>> Begin Recorded data
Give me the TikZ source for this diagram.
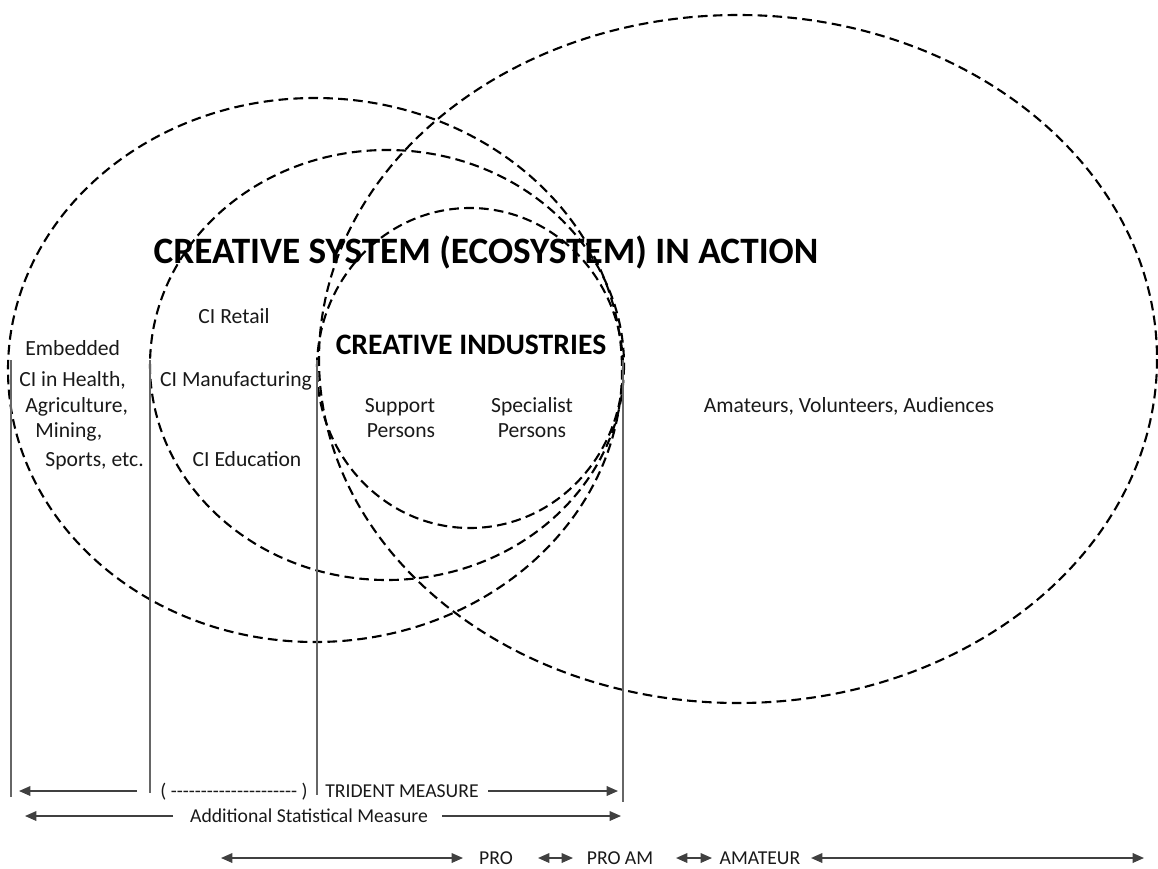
\documentclass[tikz,border=0pt]{standalone}
\usepackage{fontspec}
\setmainfont{Carlito}
\usetikzlibrary{positioning,arrows.meta}

\tikzset{
  field/.style={dash pattern=on 5.5pt off 3pt, line width=1.2pt},
  divider/.style={draw=black!60, line width=0.7pt},
  gauge/.style={draw=black!75, line width=0.9pt},
  heading/.style={font=\bfseries\fontsize{21.2}{24}\selectfont, inner sep=0pt, anchor=base},
  core/.style={font=\bfseries\fontsize{16.9}{19}\selectfont, inner sep=0pt, anchor=base},
  itemtext/.style={font=\fontsize{12.3}{14}\selectfont, text=black!90, inner sep=0pt, anchor=base},
  tag/.style={font=\fontsize{11.2}{13}\selectfont, text=black!90, inner sep=0pt, anchor=base},
}
\newcommand\dashrun[1]{\foreach \k in {1,...,#1}{\mbox{-}}}

\begin{document}
\begin{tikzpicture}[x=0.02cm,y=-0.02cm,>={Triangle[length=6.5pt,width=5.5pt]}]
  \useasboundingbox (0,0) rectangle (1158,868);

  % overlapping fields
  \draw[field] (315,370) ellipse [x radius=307, y radius=272];
  \draw[field] (387,365) ellipse [x radius=237, y radius=215];
  \draw[field] (470,368) ellipse [x radius=153, y radius=160];
  \draw[field] (738,359) ellipse [x radius=419, y radius=344];

  % measuring boundaries
  \draw[divider] (11,360) -- (11,797);
  \draw[divider] (150,360) -- (150,793);
  \draw[divider] (317,360) -- (317,795);
  \draw[divider] (623,360) -- (623,802);

  % texts
  \node[heading] (system) at (486,263) {CREATIVE SYSTEM (ECOSYSTEM) IN ACTION};
  \node[core] (ci) at (471,354) {CREATIVE INDUSTRIES};

  \node[itemtext,anchor=base west] (emb1) at (25,355) {Embedded};
  \node[itemtext,anchor=base west] (emb2) at (19,386) {CI in Health,};
  \node[itemtext,anchor=base west] (emb3) at (25,412) {Agriculture,};
  \node[itemtext,anchor=base west] (emb4) at (35,437) {Mining,};
  \node[itemtext,anchor=base west] (emb5) at (45,466) {Sports, etc.};

  \node[itemtext] (retail) at (234,323) {CI Retail};
  \node[itemtext] (manuf) at (236,386) {CI Manufacturing};
  \node[itemtext] (educ) at (247,466) {CI Education};

  \node[itemtext] (sup1) at (400,412) {Support};
  \node[itemtext] (sup2) at (401,437) {Persons};
  \node[itemtext] (spec1) at (532,412) {Specialist};
  \node[itemtext] (spec2) at (532,437) {Persons};

  \node[itemtext] (amateurs) at (849,412) {Amateurs, Volunteers, Audiences};

  % measures
  \node[tag,anchor=base west] (paren) at (160,797) {( \dashrun{21} )};
  \node[tag,anchor=base west] (trident) at (325,797) {TRIDENT MEASURE};
  \node[tag] (addl) at (309,822) {Additional Statistical Measure};

  \coordinate (tr0) at (19,791);
  \coordinate (tr1) at (137,791);
  \coordinate (tr2) at (488,791);
  \coordinate (tr3) at (618,791);
  \draw[gauge,->] (tr1) -- (tr0);
  \draw[gauge,->] (tr2) -- (tr3);

  \coordinate (ad0) at (25,816);
  \coordinate (ad1) at (173,816);
  \coordinate (ad2) at (442,816);
  \coordinate (ad3) at (621,816);
  \draw[gauge,->] (ad1) -- (ad0);
  \draw[gauge,->] (ad2) -- (ad3);

  % scale of engagement
  \node[tag] (pro) at (496,864) {PRO};
  \node[tag] (proam) at (620,864) {PRO AM};
  \node[tag] (amateur) at (760,864) {AMATEUR};

  \coordinate (sc0) at (221,858);
  \coordinate (sc1) at (463,858);
  \coordinate (sc2) at (538,858);
  \coordinate (sc3) at (573,858);
  \coordinate (sc4) at (676,858);
  \coordinate (sc5) at (712,858);
  \coordinate (sc6) at (811,858);
  \coordinate (sc7) at (1144,858);
  \draw[gauge,<->] (sc0) -- (sc1);
  \draw[gauge,<->] (sc2) -- (sc3);
  \draw[gauge,<->] (sc4) -- (sc5);
  \draw[gauge,<->] (sc6) -- (sc7);
\end{tikzpicture}
\end{document}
>> End Recorded data
* _Written problem_: Return the material line for line, from its beginning to the line that contains "(623,360) -- (623,802);", with the pictures left out.

* _Task answer_:
Give me the TikZ source for this diagram.
\documentclass[tikz,border=0pt]{standalone}
\usepackage{fontspec}
\setmainfont{Carlito}
\usetikzlibrary{positioning,arrows.meta}

\tikzset{
  field/.style={dash pattern=on 5.5pt off 3pt, line width=1.2pt},
  divider/.style={draw=black!60, line width=0.7pt},
  gauge/.style={draw=black!75, line width=0.9pt},
  heading/.style={font=\bfseries\fontsize{21.2}{24}\selectfont, inner sep=0pt, anchor=base},
  core/.style={font=\bfseries\fontsize{16.9}{19}\selectfont, inner sep=0pt, anchor=base},
  itemtext/.style={font=\fontsize{12.3}{14}\selectfont, text=black!90, inner sep=0pt, anchor=base},
  tag/.style={font=\fontsize{11.2}{13}\selectfont, text=black!90, inner sep=0pt, anchor=base},
}
\newcommand\dashrun[1]{\foreach \k in {1,...,#1}{\mbox{-}}}

\begin{document}
\begin{tikzpicture}[x=0.02cm,y=-0.02cm,>={Triangle[length=6.5pt,width=5.5pt]}]
  \useasboundingbox (0,0) rectangle (1158,868);

  % overlapping fields
  \draw[field] (315,370) ellipse [x radius=307, y radius=272];
  \draw[field] (387,365) ellipse [x radius=237, y radius=215];
  \draw[field] (470,368) ellipse [x radius=153, y radius=160];
  \draw[field] (738,359) ellipse [x radius=419, y radius=344];

  % measuring boundaries
  \draw[divider] (11,360) -- (11,797);
  \draw[divider] (150,360) -- (150,793);
  \draw[divider] (317,360) -- (317,795);
  \draw[divider] (623,360) -- (623,802);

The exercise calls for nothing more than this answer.